When Washington, D.C., was first established as the center of American government, the founding fathers envisioned it as a city of leadership, devoid of the presence of the masses. Ceded by Maryland and Virginia, it was to be a legislative sanctum in which lawmakers and executives would convene to do the people's business.
Today, far from being a majestic monument vacant of residents, the District of Columbia is home to more than half a million people, none of whom are given representation in Congress.
The issue is deceptively simple: no taxation without representation. It seems strange and unseemly that the city in which the United States government is housed—a government, by the way, that was formed because its citizens rose up against a tyrannical rule that eschewed the active involvement of local inhabitants—would grant its 58,000 residents nothing more than a non-voting delegate in the House of Representatives.

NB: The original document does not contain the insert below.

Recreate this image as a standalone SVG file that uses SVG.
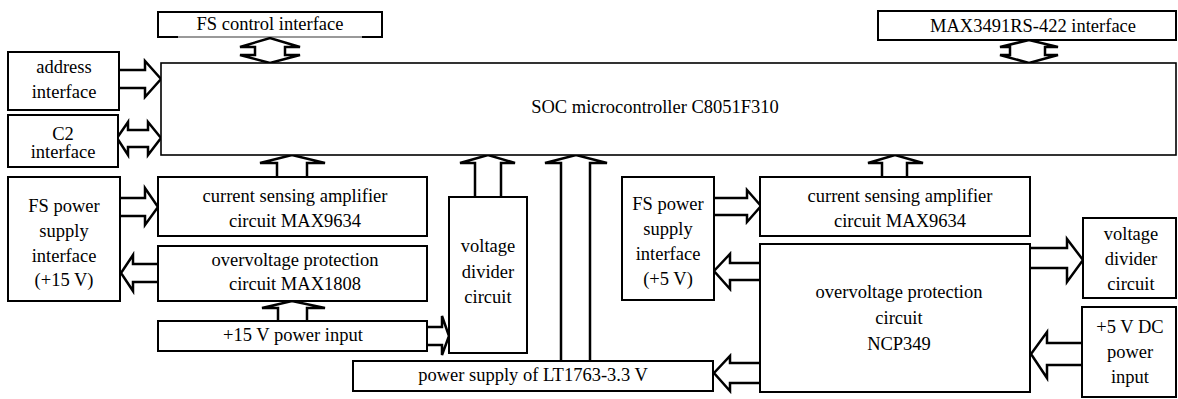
<svg xmlns="http://www.w3.org/2000/svg" width="1178" height="399" viewBox="0 0 1178 399">
<style>
.box{fill:#fff;stroke:#000;stroke-width:2}
.ar{fill:#fff;stroke:#000;stroke-width:2.5;stroke-linejoin:miter}
text{font-family:"Liberation Serif","Times New Roman",serif;font-size:18.5px;fill:#000;text-anchor:middle}
</style>
<rect width="1178" height="399" fill="#fff"/>
<g id="connectors">
<path class="ar" d="M255,47 L240,47 L270,38 L300,47 L285,47 L285,55 L300,55 L270,63 L240,55 L255,55 Z"/>
<path class="ar" d="M1010,47 L1000,47 L1029,40 L1058,47 L1045,47 L1045,55 L1058,55 L1029,63 L1000,55 L1010,55 Z"/>
<path class="ar" d="M119,70 L145,70 L145,61 L161,79 L145,97 L145,88 L119,88"/>
<path class="ar" d="M128,130 L128,122 L117,138 L128,155 L128,147 L148,147 L148,155 L161,138 L148,122 L148,130 Z"/>
<path class="ar" d="M277,177 L277,163 L260,163 L292,155 L325,163 L307,163 L307,177"/>
<path class="ar" d="M475,197 L475,163 L460,163 L488,155 L515,163 L501,163 L501,197"/>
<path class="ar" d="M561,361 L561,163 L545,163 L576,155 L607,163 L590,163 L590,361"/>
<path class="ar" d="M882,177 L882,163 L868,163 L895,155 L923,163 L907,163 L907,177"/>
<path class="ar" d="M120,198 L145,198 L145,188 L158,207 L145,225 L145,216 L120,216"/>
<path class="ar" d="M158,264 L133,264 L133,255 L121,273 L133,291 L133,282 L158,282"/>
<path class="ar" d="M278,321 L278,308 L262,308 L292,301 L325,308 L307,308 L307,321"/>
<path class="ar" d="M427,327 L442,327 L442,316 L449,336 L442,355 L442,345 L427,345"/>
<path class="ar" d="M714,198 L747,198 L747,190 L761,206 L747,222 L747,215 L714,215"/>
<path class="ar" d="M760,263 L730,263 L730,254 L714,271 L730,289 L730,280 L760,280"/>
<path class="ar" d="M760,363 L730,363 L730,356 L714,373 L730,391 L730,383 L760,383"/>
<path class="ar" d="M1030,248 L1067,248 L1067,239 L1083,260 L1067,282 L1067,268 L1030,268"/>
<path class="ar" d="M1082,343 L1047,343 L1047,332 L1031,354 L1047,378 L1047,365 L1082,365"/>
</g>
<g id="fs-control"><rect x="158" y="12" width="224" height="25" fill="#fff" stroke="#000" stroke-width="0.8"/><path d="M178,37 L158,37 L158,12 L382,12 L382,37 L362,37" fill="none" stroke="#000" stroke-width="2"/><text x="270" y="30">FS control interface</text></g>
<g id="max3491"><rect class="box" x="878" y="11" width="298" height="29"/><text x="1033" y="32">MAX3491RS-422 interface</text></g>
<g id="address"><rect class="box" x="8" y="52" width="111" height="58"/><text x="64" y="73">address</text><text x="64" y="98">interface</text></g>
<g id="c2"><rect class="box" x="8" y="115" width="110" height="52"/><text x="63" y="140">C2</text><text x="63" y="158">interface</text></g>
<g id="soc"><rect class="box" x="161" y="63" width="1015" height="92" style="stroke-width:1.6"/><text x="655" y="113">SOC microcontroller C8051F310</text></g>
<g id="fs-power-15"><rect class="box" x="8" y="177" width="112" height="124"/><text x="64" y="212">FS power</text><text x="64" y="237">supply</text><text x="64" y="262">interface</text><text x="64" y="286">(+15 V)</text></g>
<g id="cs-left"><rect class="box" x="158" y="177" width="269" height="59"/><text x="295" y="202">current sensing amplifier</text><text x="295" y="227">circuit MAX9634</text></g>
<g id="max1808"><rect class="box" x="158" y="246" width="269" height="55"/><text x="295" y="266">overvoltage protection</text><text x="295" y="290">circuit MAX1808</text></g>
<g id="in-15"><rect class="box" x="158" y="321" width="269" height="30"/><text x="293" y="341">+15 V power input</text></g>
<g id="vdiv-left"><rect class="box" x="449" y="197" width="78" height="156"/><text x="488" y="252">voltage</text><text x="488" y="278">divider</text><text x="488" y="303">circuit</text></g>
<g id="lt1763"><rect class="box" x="353" y="361" width="360" height="30"/><text x="533" y="381">power supply of LT1763-3.3 V</text></g>
<g id="fs-power-5"><rect class="box" x="622" y="177" width="92" height="123"/><text x="668" y="210">FS power</text><text x="668" y="235">supply</text><text x="668" y="260">interface</text><text x="668" y="285">(+5 V)</text></g>
<g id="cs-right"><rect class="box" x="760" y="177" width="270" height="59"/><text x="900" y="202">current sensing amplifier</text><text x="900" y="227">circuit MAX9634</text></g>
<g id="ncp349"><rect class="box" x="760" y="244" width="270" height="148"/><text x="899" y="298">overvoltage protection</text><text x="899" y="324">circuit</text><text x="899" y="350">NCP349</text></g>
<g id="vdiv-right"><rect class="box" x="1083" y="218" width="93" height="80"/><text x="1131" y="240">voltage</text><text x="1131" y="265">divider</text><text x="1131" y="290">circuit</text></g>
<g id="in-5"><rect class="box" x="1082" y="307" width="94" height="90"/><text x="1130" y="333">+5 V DC</text><text x="1130" y="358">power</text><text x="1130" y="383">input</text></g>
</svg>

Opponents of D.C. voting rights base their claims mainly on the Constitution: Article 1, Section 2 states that "The House of Representatives shall be composed of Members chosen…by the People of the several States." Strictly speaking, they are correct; nowhere in Section 2 is the non-state District granted voting rights. But this is a facile and shallow answer to a problem that involves real people: how can a nation that decries "separate but equal" allow "separate and unequal" to exist? Indeed, the addition of a non-voting member in the House is little more than an insult. Like a child at a dinner party, D.C. residents are being told that they can listen all they want—but when the grown-ups are making decisions, they'll have to watch from their seat at the kids' table.
In reality, many of the objections to District representation are predictably partisan. Republicans in Congress have refused to allow a vote on D.C. voting rights to come to the floor because the passage of such a bill would create another reliably Democratic House seat (the District has voted heavily Democratic since it was granted the right to vote in presidential elections in 1961; in 2008, Barack Obama won it with 94 percent). While a more recent compromise bill sought to balance the partisan adjustment with a new Republican seat in Utah, members of the GOP have been wary of taking this first step because of a fear that it could lead to a further push for full representation in the Senate.

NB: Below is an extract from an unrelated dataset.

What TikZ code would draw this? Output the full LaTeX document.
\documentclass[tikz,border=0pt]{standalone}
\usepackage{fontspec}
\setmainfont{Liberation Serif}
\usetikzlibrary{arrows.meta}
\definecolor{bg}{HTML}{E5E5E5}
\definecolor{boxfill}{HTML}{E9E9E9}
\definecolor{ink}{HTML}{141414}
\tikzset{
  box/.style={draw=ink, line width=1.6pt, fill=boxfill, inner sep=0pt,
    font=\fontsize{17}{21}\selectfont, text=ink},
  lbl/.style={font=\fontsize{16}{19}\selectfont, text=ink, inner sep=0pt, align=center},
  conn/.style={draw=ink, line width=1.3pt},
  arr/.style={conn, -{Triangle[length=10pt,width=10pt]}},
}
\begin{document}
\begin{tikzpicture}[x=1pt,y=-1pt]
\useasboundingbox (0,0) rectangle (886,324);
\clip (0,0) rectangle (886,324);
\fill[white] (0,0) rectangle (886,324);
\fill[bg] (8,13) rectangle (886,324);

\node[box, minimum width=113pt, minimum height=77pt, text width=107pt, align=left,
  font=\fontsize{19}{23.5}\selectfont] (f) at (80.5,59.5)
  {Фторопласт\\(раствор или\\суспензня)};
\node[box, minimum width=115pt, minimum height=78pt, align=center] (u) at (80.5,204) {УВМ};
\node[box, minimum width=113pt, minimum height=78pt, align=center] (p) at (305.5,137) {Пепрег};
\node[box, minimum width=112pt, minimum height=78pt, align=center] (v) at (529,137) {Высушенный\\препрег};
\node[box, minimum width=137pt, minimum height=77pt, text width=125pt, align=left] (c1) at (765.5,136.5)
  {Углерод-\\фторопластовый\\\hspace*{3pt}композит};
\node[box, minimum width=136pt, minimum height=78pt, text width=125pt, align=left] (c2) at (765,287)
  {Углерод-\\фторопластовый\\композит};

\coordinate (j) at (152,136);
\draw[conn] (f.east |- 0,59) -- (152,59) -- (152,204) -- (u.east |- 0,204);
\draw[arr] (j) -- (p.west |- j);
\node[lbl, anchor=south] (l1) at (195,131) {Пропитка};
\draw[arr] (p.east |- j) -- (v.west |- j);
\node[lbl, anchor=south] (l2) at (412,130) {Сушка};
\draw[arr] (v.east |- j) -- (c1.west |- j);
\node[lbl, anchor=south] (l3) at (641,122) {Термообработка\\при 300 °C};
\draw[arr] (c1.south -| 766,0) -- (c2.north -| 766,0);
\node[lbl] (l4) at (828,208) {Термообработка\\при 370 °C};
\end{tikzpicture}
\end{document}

Their fear is probably justified. With a population greater than Wyoming, D.C. wants and deserves equal representation both in the House and the Senate, and it will not be long before one leads to the other. While some may not like the political implications of such a move, the social ramifications of the current system are worse. "No Taxation Without Representation" is a pithy slogan for a license plate, but a more apt quotation is "We hold these truths to be self-evident, that all men are created equal." Until Congress restores the rights of half a million tax-paying, law-abiding Americans, it will not have fulfilled the promise of our founding Declaration.